• STATED GOAL:
Repeat the lines below exactly as written, please, from the line with "Clone this chart" to the line with "40, 45, 50];", both lines included, and no others.
── STORED RECORDS
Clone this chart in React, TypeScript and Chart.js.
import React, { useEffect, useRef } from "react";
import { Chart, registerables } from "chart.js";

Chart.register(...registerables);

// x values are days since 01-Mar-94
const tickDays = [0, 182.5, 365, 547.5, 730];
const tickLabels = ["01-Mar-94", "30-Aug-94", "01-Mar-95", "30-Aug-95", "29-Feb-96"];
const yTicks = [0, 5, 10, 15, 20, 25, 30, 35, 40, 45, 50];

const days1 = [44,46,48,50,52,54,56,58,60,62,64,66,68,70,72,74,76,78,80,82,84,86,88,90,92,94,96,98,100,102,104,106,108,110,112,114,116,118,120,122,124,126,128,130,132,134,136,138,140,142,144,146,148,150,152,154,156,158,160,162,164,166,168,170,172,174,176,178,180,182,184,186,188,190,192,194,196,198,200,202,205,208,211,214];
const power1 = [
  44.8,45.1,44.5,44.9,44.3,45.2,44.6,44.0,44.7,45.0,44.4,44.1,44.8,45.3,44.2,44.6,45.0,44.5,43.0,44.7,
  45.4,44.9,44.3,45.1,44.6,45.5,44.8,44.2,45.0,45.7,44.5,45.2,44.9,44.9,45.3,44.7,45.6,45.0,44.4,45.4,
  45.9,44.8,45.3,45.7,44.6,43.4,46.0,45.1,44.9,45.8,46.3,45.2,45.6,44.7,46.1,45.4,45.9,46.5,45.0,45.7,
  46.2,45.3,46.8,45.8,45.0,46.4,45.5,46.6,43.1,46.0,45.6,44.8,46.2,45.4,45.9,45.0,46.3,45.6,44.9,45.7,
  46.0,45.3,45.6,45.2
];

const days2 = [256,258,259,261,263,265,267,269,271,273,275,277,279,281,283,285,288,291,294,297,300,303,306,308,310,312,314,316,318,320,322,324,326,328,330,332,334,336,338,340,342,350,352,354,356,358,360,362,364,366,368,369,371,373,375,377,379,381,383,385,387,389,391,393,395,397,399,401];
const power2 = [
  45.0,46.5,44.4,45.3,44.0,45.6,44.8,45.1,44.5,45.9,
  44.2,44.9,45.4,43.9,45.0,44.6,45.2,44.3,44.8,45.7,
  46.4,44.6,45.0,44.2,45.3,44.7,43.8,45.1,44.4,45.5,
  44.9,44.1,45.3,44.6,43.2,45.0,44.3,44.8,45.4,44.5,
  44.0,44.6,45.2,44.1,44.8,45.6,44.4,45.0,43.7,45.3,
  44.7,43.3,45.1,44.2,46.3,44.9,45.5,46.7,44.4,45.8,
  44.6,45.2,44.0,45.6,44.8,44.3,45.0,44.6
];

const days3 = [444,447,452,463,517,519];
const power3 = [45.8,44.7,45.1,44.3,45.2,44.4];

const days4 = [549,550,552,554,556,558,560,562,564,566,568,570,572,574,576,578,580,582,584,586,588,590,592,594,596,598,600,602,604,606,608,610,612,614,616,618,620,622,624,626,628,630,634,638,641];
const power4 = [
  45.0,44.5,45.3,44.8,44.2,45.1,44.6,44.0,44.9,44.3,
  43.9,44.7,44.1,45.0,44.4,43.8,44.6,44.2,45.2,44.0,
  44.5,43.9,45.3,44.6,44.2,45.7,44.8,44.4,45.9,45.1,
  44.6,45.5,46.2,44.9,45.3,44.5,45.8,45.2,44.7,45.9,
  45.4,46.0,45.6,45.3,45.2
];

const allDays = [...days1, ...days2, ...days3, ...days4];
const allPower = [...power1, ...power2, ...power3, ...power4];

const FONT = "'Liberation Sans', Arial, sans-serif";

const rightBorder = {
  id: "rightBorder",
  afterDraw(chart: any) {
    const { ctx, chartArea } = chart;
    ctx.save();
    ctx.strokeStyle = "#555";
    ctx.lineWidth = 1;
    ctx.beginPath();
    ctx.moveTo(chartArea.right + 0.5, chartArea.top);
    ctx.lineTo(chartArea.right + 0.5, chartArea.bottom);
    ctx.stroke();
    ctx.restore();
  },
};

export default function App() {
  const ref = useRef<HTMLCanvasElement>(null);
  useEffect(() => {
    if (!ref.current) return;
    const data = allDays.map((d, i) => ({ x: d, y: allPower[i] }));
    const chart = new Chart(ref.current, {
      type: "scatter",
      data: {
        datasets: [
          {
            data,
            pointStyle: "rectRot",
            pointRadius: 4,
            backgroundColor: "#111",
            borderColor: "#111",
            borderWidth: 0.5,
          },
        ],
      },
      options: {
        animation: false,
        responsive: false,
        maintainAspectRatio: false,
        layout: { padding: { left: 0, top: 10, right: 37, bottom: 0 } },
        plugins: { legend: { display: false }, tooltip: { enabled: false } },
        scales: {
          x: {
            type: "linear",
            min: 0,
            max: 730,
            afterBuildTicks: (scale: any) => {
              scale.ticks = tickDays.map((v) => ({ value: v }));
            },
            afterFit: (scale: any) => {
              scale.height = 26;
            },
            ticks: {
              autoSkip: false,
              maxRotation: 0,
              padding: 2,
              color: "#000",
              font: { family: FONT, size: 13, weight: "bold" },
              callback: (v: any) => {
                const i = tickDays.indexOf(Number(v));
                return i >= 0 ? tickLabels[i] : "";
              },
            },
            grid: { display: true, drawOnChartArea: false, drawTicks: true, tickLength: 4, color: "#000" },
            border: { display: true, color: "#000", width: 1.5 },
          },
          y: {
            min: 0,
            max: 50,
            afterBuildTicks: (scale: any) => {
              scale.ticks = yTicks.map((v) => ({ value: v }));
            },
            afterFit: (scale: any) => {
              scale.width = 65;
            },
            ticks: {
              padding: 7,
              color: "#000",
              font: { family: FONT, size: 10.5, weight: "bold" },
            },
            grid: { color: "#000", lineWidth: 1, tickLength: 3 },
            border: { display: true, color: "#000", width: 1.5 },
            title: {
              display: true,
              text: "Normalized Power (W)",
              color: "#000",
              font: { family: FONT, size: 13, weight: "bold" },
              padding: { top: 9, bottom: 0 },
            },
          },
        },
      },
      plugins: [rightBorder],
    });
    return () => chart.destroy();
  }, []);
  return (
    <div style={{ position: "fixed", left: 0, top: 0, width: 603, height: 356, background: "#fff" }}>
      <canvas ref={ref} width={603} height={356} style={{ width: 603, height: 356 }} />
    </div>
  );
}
────
── STORED RECORDS
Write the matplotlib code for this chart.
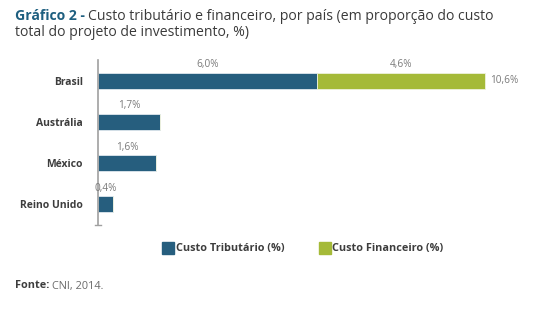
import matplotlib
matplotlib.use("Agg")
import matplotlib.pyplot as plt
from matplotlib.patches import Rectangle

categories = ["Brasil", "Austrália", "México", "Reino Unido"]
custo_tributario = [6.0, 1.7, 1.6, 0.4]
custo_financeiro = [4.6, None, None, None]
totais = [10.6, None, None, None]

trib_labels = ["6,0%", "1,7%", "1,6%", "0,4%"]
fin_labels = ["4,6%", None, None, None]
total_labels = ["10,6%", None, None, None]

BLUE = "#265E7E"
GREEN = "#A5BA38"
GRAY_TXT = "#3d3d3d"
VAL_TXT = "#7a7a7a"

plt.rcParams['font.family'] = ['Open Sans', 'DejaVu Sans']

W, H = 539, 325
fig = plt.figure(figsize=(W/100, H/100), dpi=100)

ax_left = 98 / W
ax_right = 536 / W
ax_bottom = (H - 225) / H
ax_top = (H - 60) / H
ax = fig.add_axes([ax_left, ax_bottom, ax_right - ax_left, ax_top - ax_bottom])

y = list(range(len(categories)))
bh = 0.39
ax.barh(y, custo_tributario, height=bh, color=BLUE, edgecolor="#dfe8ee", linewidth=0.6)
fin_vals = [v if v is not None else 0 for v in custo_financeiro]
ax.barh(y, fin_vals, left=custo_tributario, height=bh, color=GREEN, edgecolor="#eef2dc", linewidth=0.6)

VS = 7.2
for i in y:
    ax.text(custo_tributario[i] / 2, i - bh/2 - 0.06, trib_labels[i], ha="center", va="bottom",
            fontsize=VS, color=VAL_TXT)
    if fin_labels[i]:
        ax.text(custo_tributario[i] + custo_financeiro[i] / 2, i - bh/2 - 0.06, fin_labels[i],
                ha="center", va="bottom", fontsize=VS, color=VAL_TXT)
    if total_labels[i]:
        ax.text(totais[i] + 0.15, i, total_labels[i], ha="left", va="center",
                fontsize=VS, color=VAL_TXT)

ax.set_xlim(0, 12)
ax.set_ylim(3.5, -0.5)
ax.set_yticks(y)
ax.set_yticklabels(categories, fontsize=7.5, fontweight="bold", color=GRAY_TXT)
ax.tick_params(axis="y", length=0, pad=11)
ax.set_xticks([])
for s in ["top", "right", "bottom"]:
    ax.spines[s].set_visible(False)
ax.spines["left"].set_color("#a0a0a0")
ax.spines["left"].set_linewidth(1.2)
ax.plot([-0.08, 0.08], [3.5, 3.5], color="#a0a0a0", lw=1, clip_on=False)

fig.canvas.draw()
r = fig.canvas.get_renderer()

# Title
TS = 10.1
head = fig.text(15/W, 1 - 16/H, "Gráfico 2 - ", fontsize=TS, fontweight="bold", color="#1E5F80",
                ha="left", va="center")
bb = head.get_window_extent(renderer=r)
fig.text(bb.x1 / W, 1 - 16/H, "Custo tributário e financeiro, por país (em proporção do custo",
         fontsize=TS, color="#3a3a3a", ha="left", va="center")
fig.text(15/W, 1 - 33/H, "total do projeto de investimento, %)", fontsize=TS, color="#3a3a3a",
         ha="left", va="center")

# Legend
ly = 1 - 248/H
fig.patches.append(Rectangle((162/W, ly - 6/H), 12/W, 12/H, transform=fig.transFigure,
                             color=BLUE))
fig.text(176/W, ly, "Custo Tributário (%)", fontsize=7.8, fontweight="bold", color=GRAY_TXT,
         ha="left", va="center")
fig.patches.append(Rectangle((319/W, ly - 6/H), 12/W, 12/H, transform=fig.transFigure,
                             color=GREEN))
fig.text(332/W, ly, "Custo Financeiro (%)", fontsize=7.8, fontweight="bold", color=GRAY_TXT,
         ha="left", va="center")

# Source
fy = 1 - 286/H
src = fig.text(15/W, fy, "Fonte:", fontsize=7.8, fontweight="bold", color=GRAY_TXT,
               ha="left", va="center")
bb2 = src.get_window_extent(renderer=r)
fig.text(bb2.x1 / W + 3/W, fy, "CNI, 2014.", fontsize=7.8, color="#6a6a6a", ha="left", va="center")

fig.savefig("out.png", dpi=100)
────
• RESPONSE FOR THIS EXERCISE:
Clone this chart in React, TypeScript and Chart.js.
import React, { useEffect, useRef } from "react";
import { Chart, registerables } from "chart.js";

Chart.register(...registerables);

// x values are days since 01-Mar-94
const tickDays = [0, 182.5, 365, 547.5, 730];
const tickLabels = ["01-Mar-94", "30-Aug-94", "01-Mar-95", "30-Aug-95", "29-Feb-96"];
const yTicks = [0, 5, 10, 15, 20, 25, 30, 35, 40, 45, 50];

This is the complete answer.